CHP camiasının İmamoğlu'nun başı çektiği bir kısmı seçimden sonra tutturmuşlar bir "değişim" de "değişim" teranesi.

Değişim her zaman iyidir.

Değişim olmayan yerde gelişim de olmaz.

CHP'de değişim olması gerektiğini tartışmaya gerek yok.

Bu elzemdir, o ayrı.

Burada yanlış olan yöntemdir.

Esas doğru, usul yanlış 

Değişimler belli kaide ve kurallar çerçevesinde yapıldığında anlamı vardır.

Zoralama ve dayatma ile gidilen değişimlerden bırakın daha iyi bir tablonun ortaya çıkmasını derinleşen çatışmalardan ve bölünmeden başka bir şey çıkmaz.

Üstelik CHP örgütü bu tür ayrışmaları il,ilçe ve büyük kongrelerinden sonra defalarca yaşamasına rağmen bu yolla değişim gayretlerinin içine girilmesi, üstelik yerel seçimler arifesinde   akıl tutulmasından başka bir şey değildir.

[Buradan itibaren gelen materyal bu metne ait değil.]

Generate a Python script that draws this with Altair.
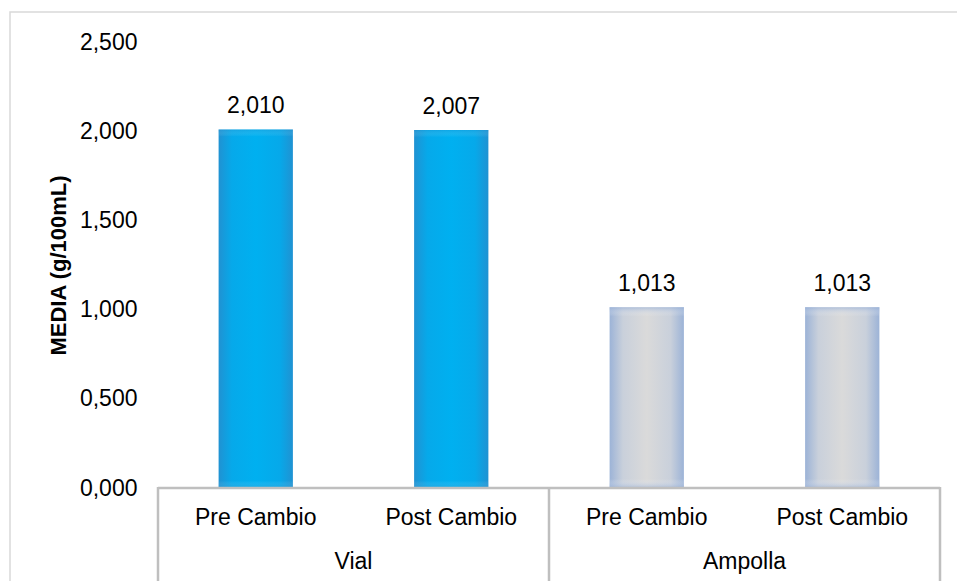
import altair as alt
import pandas as pd

# ---- data ----
groups = ["Vial", "Vial", "Ampolla", "Ampolla"]
phases = ["Pre Cambio", "Post Cambio", "Pre Cambio", "Post Cambio"]
values = [2.010, 2.007, 1.013, 1.013]
y_ticks = [0.0, 0.5, 1.0, 1.5, 2.0, 2.5]
boundaries = [0, 2, 4]

df = pd.DataFrame({"idx": list(range(len(values))), "group": groups,
                   "phase": phases, "value": values})
bdf = pd.DataFrame({"b": boundaries})

W, H = 782, 446
FONT = "Liberation Sans"
FS = 23
half = 0.19

xs = alt.Scale(domain=[0, 4], nice=False, zero=False)
ys = alt.Scale(domain=[0, 2.5], nice=False)

base = alt.Chart(df).transform_calculate(
    pos="datum.idx + 0.5",
    x0=f"datum.idx + 0.5 - {half}",
    x1=f"datum.idx + 0.5 + {half}",
    zero="0",
    label="replace(format(datum.value, '.3f'), '.', ',')",
)

def hgrad(edge, mid, center):
    return {"gradient": "linear", "x1": 0, "y1": 0, "x2": 1, "y2": 0,
            "stops": [{"offset": 0, "color": edge},
                      {"offset": 0.18, "color": mid},
                      {"offset": 0.5, "color": center},
                      {"offset": 0.82, "color": mid},
                      {"offset": 1, "color": edge}]}

def vgrad(edge, frac):
    return {"gradient": "linear", "x1": 0, "y1": 0, "x2": 0, "y2": 1,
            "stops": [{"offset": 0, "color": edge},
                      {"offset": frac, "color": "rgba(255,255,255,0)"},
                      {"offset": 1 - frac, "color": "rgba(255,255,255,0)"},
                      {"offset": 1, "color": edge}]}

enc = dict(
    x=alt.X("x0:Q", scale=xs, axis=None),
    x2="x1:Q",
    y=alt.Y("value:Q", scale=ys,
            axis=alt.Axis(values=y_ticks, labelExpr="replace(format(datum.value, '.3f'), '.', ',')",
                          domain=False, ticks=False, grid=False, labelPadding=21,
                          labelFontSize=FS, labelFont=FONT, labelColor="#000000",
                          title="MEDIA (g/100mL)", titleFont=FONT, titleFontSize=22,
                          titleFontWeight="bold", titleColor="#000000", titlePadding=9)),
    y2="zero:Q",
)

vial_h = base.transform_filter("datum.group == 'Vial'").mark_rect(
    fill=hgrad("#2092D2", "#06A9EA", "#00B0F0")).encode(**enc)
vial_v = base.transform_filter("datum.group == 'Vial'").mark_rect(
    fill=vgrad("rgba(40,145,205,0.3)", 0.02)).encode(**enc)
amp_h = base.transform_filter("datum.group == 'Ampolla'").mark_rect(
    fill=hgrad("#9CB3D7", "#C9D0DB", "#DADADA")).encode(**enc)
amp_v = base.transform_filter("datum.group == 'Ampolla'").mark_rect(
    fill=vgrad("rgba(150,175,215,0.6)", 0.05)).encode(**enc)

vlabels = base.mark_text(font=FONT, fontSize=FS, color="#000000", dy=-16,
                         baseline="alphabetic").encode(
    x=alt.X("pos:Q", scale=xs), y=alt.Y("value:Q", scale=ys), text="label:N")

cat_labels = base.mark_text(font=FONT, fontSize=FS, color="#000000",
                            baseline="alphabetic").encode(
    x=alt.X("pos:Q", scale=xs), y=alt.value(H + 37), text="phase:N")

grp_labels = base.transform_aggregate(
    pos="mean(pos)", groupby=["group"]).mark_text(
    font=FONT, fontSize=FS, color="#000000", baseline="alphabetic").encode(
    x=alt.X("pos:Q", scale=xs), y=alt.value(H + 81), text="group:N")

base_line = base.transform_aggregate(
    lo="min(idx)", hi="max(idx)").transform_calculate(
    hi1="datum.hi + 1", zero="0").mark_rule(color="#BFBFBF", strokeWidth=2.5).encode(
    x=alt.X("lo:Q", scale=xs), x2="hi1:Q", y=alt.Y("zero:Q", scale=ys))

vlines = alt.Chart(bdf).mark_rule(color="#BFBFBF", strokeWidth=2.5).encode(
    x=alt.X("b:Q", scale=xs), y=alt.value(H - 1), y2=alt.value(H + 140))

frame = base.transform_aggregate(n="count()").mark_rect(
    fill=None, stroke="#D9D9D9", strokeWidth=1.5).encode(
    x=alt.value(-148), y=alt.value(-30), x2=alt.value(W + 60), y2=alt.value(H + 140))

chart = alt.layer(frame, vial_h, vial_v, amp_h, amp_v, vlabels, base_line, vlines,
                  cat_labels, grp_labels).properties(
    width=W, height=H,
    autosize=alt.AutoSizeParams(type="none"),
    padding={"left": 158, "top": 42, "right": 17, "bottom": 93},
    background="#FFFFFF",
).configure_view(stroke=None)

chart.save("out.html", embed_options={"renderer": "svg", "actions": False})
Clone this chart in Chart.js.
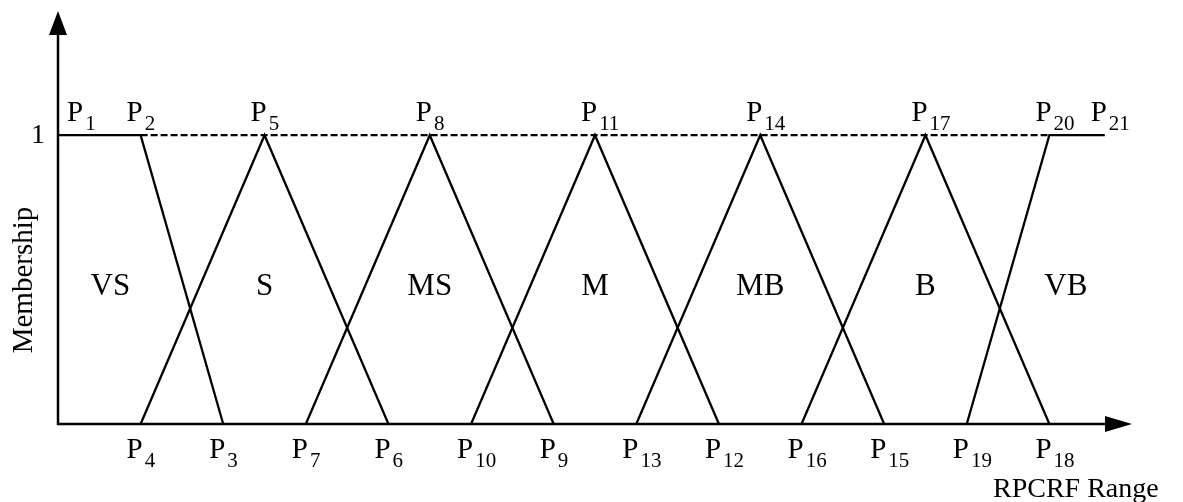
<!DOCTYPE html>
<html>
<head>
<meta charset="utf-8">
<script src="https://cdn.jsdelivr.net/npm/chart.js@4/dist/chart.umd.min.js"></script>
<style>
html,body{margin:0;padding:0;background:#fff;}
#wrap{width:1183px;height:502px;position:relative;}
</style>
</head>
<body>
<div id="wrap"><canvas id="c" width="1183" height="502"></canvas></div>
<script>
// ---- Data ----
const categories = ['VS', 'S', 'MS', 'M', 'MB', 'B', 'VB'];
const pointNames = ['P1','P2','P3','P4','P5','P6','P7','P8','P9','P10','P11','P12','P13','P14','P15','P16','P17','P18','P19','P20','P21'];
const pointX = [0, 1, 2, 1, 2.5, 4, 3, 4.5, 6, 5, 6.5, 8, 7, 8.5, 10, 9, 10.5, 12, 11, 12, 12.67];
const pointY = [1, 1, 0, 0, 1, 0, 0, 1, 0, 0, 1, 0, 0, 1, 0, 0, 1, 0, 0, 1, 1];
// membership functions as lists of point names
const setPoints = [
  ['P1','P2','P3'],
  ['P4','P5','P6'],
  ['P7','P8','P9'],
  ['P10','P11','P12'],
  ['P13','P14','P15'],
  ['P16','P17','P18'],
  ['P19','P20','P21']
];
const dashedPoints = ['P2', 'P20'];
const yTickLabel = '1';
const yTitle = 'Membership';
const xTitle = 'RPCRF Range';
const xMax = 13;
const yMax = 1.43;

function pt(name) {
  const i = pointNames.indexOf(name);
  return { x: pointX[i], y: pointY[i] };
}

const datasets = setPoints.map((names, k) => ({
  label: categories[k],
  data: names.map(pt),
  showLine: true,
  borderColor: '#000',
  borderWidth: 2.3,
  pointRadius: 0,
  tension: 0,
  fill: false
}));
datasets.push({
  label: 'dash',
  data: dashedPoints.map(pt),
  showLine: true,
  borderColor: '#000',
  borderWidth: 2.3,
  borderDash: [7, 3],
  pointRadius: 0,
  tension: 0,
  fill: false
});

const SERIF = '"Liberation Serif", "Times New Roman", serif';

// membership value of a set (piecewise linear through its points) at x
function memb(p, x) {
  if (x < p[0].x || x > p[p.length - 1].x) return 0;
  for (let j = 0; j < p.length - 1; j++) {
    const a = p[j], b = p[j + 1];
    if (x >= a.x && x <= b.x) {
      if (b.x === a.x) return Math.max(a.y, b.y);
      return a.y + (b.y - a.y) * (x - a.x) / (b.x - a.x);
    }
  }
  return 0;
}

const decor = {
  id: 'decor',
  afterDraw(chart) {
    const ctx = chart.ctx;
    const a = chart.chartArea;
    const xs = chart.scales.x, ys = chart.scales.y;
    const x0 = xs.getPixelForValue(0), y0 = ys.getPixelForValue(0);
    ctx.save();
    ctx.strokeStyle = '#000';
    ctx.fillStyle = '#000';
    ctx.lineWidth = 2.5;
    // y axis
    ctx.beginPath();
    ctx.moveTo(x0, y0 + 1);
    ctx.lineTo(x0, a.top + 22);
    ctx.stroke();
    ctx.beginPath();
    ctx.moveTo(x0, a.top);
    ctx.lineTo(x0 - 9, a.top + 24);
    ctx.lineTo(x0 + 9, a.top + 24);
    ctx.closePath();
    ctx.fill();
    // x axis
    ctx.beginPath();
    ctx.moveTo(x0 - 1, y0);
    ctx.lineTo(a.right - 25, y0);
    ctx.stroke();
    ctx.beginPath();
    ctx.moveTo(a.right, y0);
    ctx.lineTo(a.right - 27, y0 - 8);
    ctx.lineTo(a.right - 27, y0 + 8);
    ctx.closePath();
    ctx.fill();

    // y tick label "1"
    ctx.font = '28px ' + SERIF;
    ctx.textAlign = 'center';
    ctx.textBaseline = 'alphabetic';
    ctx.fillText(yTickLabel, x0 - 20, ys.getPixelForValue(1) + 8);

    // y title
    ctx.save();
    ctx.translate(x0 - 34, 280);
    ctx.rotate(-Math.PI / 2);
    ctx.font = '29px ' + SERIF;
    ctx.textAlign = 'center';
    ctx.textBaseline = 'middle';
    ctx.fillText(yTitle, 0, 0);
    ctx.restore();

    // x title
    ctx.font = '28px ' + SERIF;
    ctx.textAlign = 'left';
    ctx.textBaseline = 'alphabetic';
    ctx.fillText(xTitle, 993, 497);

    // point labels
    pointNames.forEach((nm, i) => {
      const px = xs.getPixelForValue(pointX[i]);
      const py = ys.getPixelForValue(pointY[i]);
      const left = Math.max(px - 14, a.left + 9);
      const base = pointY[i] >= 1 ? py - 14 : py + 34;
      ctx.font = '29px ' + SERIF;
      ctx.textAlign = 'left';
      ctx.fillText('P', left, base);
      const w = ctx.measureText('P').width;
      ctx.font = '21px ' + SERIF;
      ctx.fillText(nm.slice(1), left + w + 2, base + 9);
    });

    // category labels at centroid of the upper half (membership >= 0.5) of each set
    ctx.font = '31px ' + SERIF;
    ctx.textAlign = 'center';
    ctx.textBaseline = 'middle';
    setPoints.forEach((names, k) => {
      const p = names.map(pt);
      const lo = p[0].x, hi = p[p.length - 1].x;
      let sw = 0, sx = 0;
      const N = 2000;
      for (let s = 0; s <= N; s++) {
        const x = lo + (hi - lo) * s / N;
        const f = memb(p, x) - 0.5;
        if (f > 0) { sw += f; sx += f * x; }
      }
      const cx = sx / sw;
      ctx.fillText(categories[k], xs.getPixelForValue(cx), ys.getPixelForValue(0.475));
    });
    ctx.restore();
  }
};

new Chart(document.getElementById('c'), {
  type: 'scatter',
  data: { datasets },
  options: {
    responsive: false,
    animation: false,
    events: [],
    layout: { padding: { left: 58, right: 51, top: 11, bottom: 78 } },
    plugins: { legend: { display: false }, tooltip: { enabled: false } },
    scales: {
      x: { type: 'linear', min: 0, max: xMax, display: false },
      y: { type: 'linear', min: 0, max: yMax, display: false }
    }
  },
  plugins: [decor]
});
</script>
</body>
</html>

Bu tür çatışma ve zıtlaşmalar belli aşamadan sonra öyle bir seviyeye ulaşır ki seçimlerde bizzat partililer kendi adaylarına oy vermez duruma gelir.

Bir süre önce kardeş kavgalarının en şiddetli ve ağır sonuçları olan kavgalar olduğundan bahsetmiştik.

Değişim dayatması devam ettiğinde CHP'de de benzer durumlar yaşanacaktır, ki geçmişte defalarca yaşanmıştır da.

Değişim ancak ilgili örgütün veya topluluğun bütün bileşenleri ile bir araya gelerek ortak akıl ile hareket edildiğinde anlamlı olur.

Böyle bir  anlayış ile hareket edildiğinde olumlu ve arzu edilen sonuç elde edilebilir ancak.

Bunun dışında her türlü değişim hüsranla sonuçlanacağını anlamak için tarihteki sayısız örneğe bakmak yeterlidir.

Ama burada CHP için esas mesele değişim değil.

Merkez solun potansiyeli bizim toplumumuzda %25 en iyimser beklenti ile en fazla %30 

Merkez sol partiler tek de olsa, beş de olsa toplam oranları bu.

Yani şu anda CHP'nin her yerinde değişim olsa ne olacak, olmasa ne olacak.

Liderliğe kim gelirse gelsin, ağzı ile kuş tutsa alabileceği destek bir aşağı bir yukarı %25.

Hele ki mevcut 50+1 sisteminde tek başlarına kıyamete kadar iktidar olma şansları yok.

Parlamenter sisteme dönülse bile tek başına hükümet kurma çoğunluğu elde etme şansları olmadığı gibi merkez sağ kendi aralarında 2-3 partiye bölünmediği sürece birinci parti olmalarına dahi ihtimal yok.

Bu hakikatler ortadayken değişim meraklıların değişim ile beraber mucize geleceğini inanmaları hayalperestlikten başka bir şey değildir.

CHP'nin ihtiyacı değişim değil, açılımdır.

Zihniyette açılım, siyasi anlayışta açılım.

Ezici çoğunluğu muhafazakar olan toplumumuzun hassasiyetlerini, beklentilerini karşılayacak açılımı yapmak zorunda CHP %25 seviyelerinden kurtulmak istiyorsa.

Yoksa değil İmamoğlu feriştahı gelse nafile.